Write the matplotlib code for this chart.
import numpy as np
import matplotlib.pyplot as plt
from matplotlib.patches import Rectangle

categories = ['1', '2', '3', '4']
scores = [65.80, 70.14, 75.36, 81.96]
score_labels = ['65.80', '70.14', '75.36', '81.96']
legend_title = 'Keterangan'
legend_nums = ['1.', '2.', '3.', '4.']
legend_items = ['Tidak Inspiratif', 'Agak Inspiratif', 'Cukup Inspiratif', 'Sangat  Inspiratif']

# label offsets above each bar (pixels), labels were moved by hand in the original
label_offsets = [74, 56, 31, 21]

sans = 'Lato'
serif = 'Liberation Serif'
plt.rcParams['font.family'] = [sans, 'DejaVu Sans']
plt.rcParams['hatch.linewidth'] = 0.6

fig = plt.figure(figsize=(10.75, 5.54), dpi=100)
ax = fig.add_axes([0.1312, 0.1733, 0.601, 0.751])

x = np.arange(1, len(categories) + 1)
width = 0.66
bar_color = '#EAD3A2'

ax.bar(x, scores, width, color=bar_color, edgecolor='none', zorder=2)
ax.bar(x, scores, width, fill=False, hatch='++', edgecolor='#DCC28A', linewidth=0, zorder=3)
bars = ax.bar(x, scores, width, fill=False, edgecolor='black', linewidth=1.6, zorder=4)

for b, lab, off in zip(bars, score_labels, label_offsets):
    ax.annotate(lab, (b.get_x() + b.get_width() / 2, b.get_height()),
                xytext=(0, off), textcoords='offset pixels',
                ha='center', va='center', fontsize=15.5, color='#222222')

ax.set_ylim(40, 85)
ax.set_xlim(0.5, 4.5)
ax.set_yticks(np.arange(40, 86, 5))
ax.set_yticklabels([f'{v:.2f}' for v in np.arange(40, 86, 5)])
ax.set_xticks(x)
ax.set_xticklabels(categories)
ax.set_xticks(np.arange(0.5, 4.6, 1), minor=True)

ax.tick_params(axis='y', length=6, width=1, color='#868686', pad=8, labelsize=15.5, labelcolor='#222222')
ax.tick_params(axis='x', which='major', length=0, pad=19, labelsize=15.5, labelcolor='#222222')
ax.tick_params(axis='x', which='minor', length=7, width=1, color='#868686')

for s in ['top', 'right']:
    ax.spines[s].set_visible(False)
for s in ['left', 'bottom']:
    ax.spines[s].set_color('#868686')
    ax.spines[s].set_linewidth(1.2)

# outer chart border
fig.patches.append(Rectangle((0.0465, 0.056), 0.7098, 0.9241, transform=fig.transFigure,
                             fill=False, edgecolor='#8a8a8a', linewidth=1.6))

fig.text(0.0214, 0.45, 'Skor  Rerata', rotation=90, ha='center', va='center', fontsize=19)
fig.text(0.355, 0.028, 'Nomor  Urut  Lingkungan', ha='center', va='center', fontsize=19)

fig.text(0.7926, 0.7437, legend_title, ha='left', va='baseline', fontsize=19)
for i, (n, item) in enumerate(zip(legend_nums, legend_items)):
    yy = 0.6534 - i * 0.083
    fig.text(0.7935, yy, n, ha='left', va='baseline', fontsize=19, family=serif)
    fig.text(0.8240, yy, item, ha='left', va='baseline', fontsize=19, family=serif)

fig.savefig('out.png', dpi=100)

EXERCISE DESCRIPTION — Make an exact copy of the listing, including every line.

TASK SOLUTION —
Write the matplotlib code for this chart.
import numpy as np
import matplotlib.pyplot as plt
from matplotlib.patches import Rectangle

categories = ['1', '2', '3', '4']
scores = [65.80, 70.14, 75.36, 81.96]
score_labels = ['65.80', '70.14', '75.36', '81.96']
legend_title = 'Keterangan'
legend_nums = ['1.', '2.', '3.', '4.']
legend_items = ['Tidak Inspiratif', 'Agak Inspiratif', 'Cukup Inspiratif', 'Sangat  Inspiratif']

# label offsets above each bar (pixels), labels were moved by hand in the original
label_offsets = [74, 56, 31, 21]

sans = 'Lato'
serif = 'Liberation Serif'
plt.rcParams['font.family'] = [sans, 'DejaVu Sans']
plt.rcParams['hatch.linewidth'] = 0.6

fig = plt.figure(figsize=(10.75, 5.54), dpi=100)
ax = fig.add_axes([0.1312, 0.1733, 0.601, 0.751])

x = np.arange(1, len(categories) + 1)
width = 0.66
bar_color = '#EAD3A2'

ax.bar(x, scores, width, color=bar_color, edgecolor='none', zorder=2)
ax.bar(x, scores, width, fill=False, hatch='++', edgecolor='#DCC28A', linewidth=0, zorder=3)
bars = ax.bar(x, scores, width, fill=False, edgecolor='black', linewidth=1.6, zorder=4)

for b, lab, off in zip(bars, score_labels, label_offsets):
    ax.annotate(lab, (b.get_x() + b.get_width() / 2, b.get_height()),
                xytext=(0, off), textcoords='offset pixels',
                ha='center', va='center', fontsize=15.5, color='#222222')

ax.set_ylim(40, 85)
ax.set_xlim(0.5, 4.5)
ax.set_yticks(np.arange(40, 86, 5))
ax.set_yticklabels([f'{v:.2f}' for v in np.arange(40, 86, 5)])
ax.set_xticks(x)
ax.set_xticklabels(categories)
ax.set_xticks(np.arange(0.5, 4.6, 1), minor=True)

ax.tick_params(axis='y', length=6, width=1, color='#868686', pad=8, labelsize=15.5, labelcolor='#222222')
ax.tick_params(axis='x', which='major', length=0, pad=19, labelsize=15.5, labelcolor='#222222')
ax.tick_params(axis='x', which='minor', length=7, width=1, color='#868686')

for s in ['top', 'right']:
    ax.spines[s].set_visible(False)
for s in ['left', 'bottom']:
    ax.spines[s].set_color('#868686')
    ax.spines[s].set_linewidth(1.2)

# outer chart border
fig.patches.append(Rectangle((0.0465, 0.056), 0.7098, 0.9241, transform=fig.transFigure,
                             fill=False, edgecolor='#8a8a8a', linewidth=1.6))

fig.text(0.0214, 0.45, 'Skor  Rerata', rotation=90, ha='center', va='center', fontsize=19)
fig.text(0.355, 0.028, 'Nomor  Urut  Lingkungan', ha='center', va='center', fontsize=19)

fig.text(0.7926, 0.7437, legend_title, ha='left', va='baseline', fontsize=19)
for i, (n, item) in enumerate(zip(legend_nums, legend_items)):
    yy = 0.6534 - i * 0.083
    fig.text(0.7935, yy, n, ha='left', va='baseline', fontsize=19, family=serif)
    fig.text(0.8240, yy, item, ha='left', va='baseline', fontsize=19, family=serif)

fig.savefig('out.png', dpi=100)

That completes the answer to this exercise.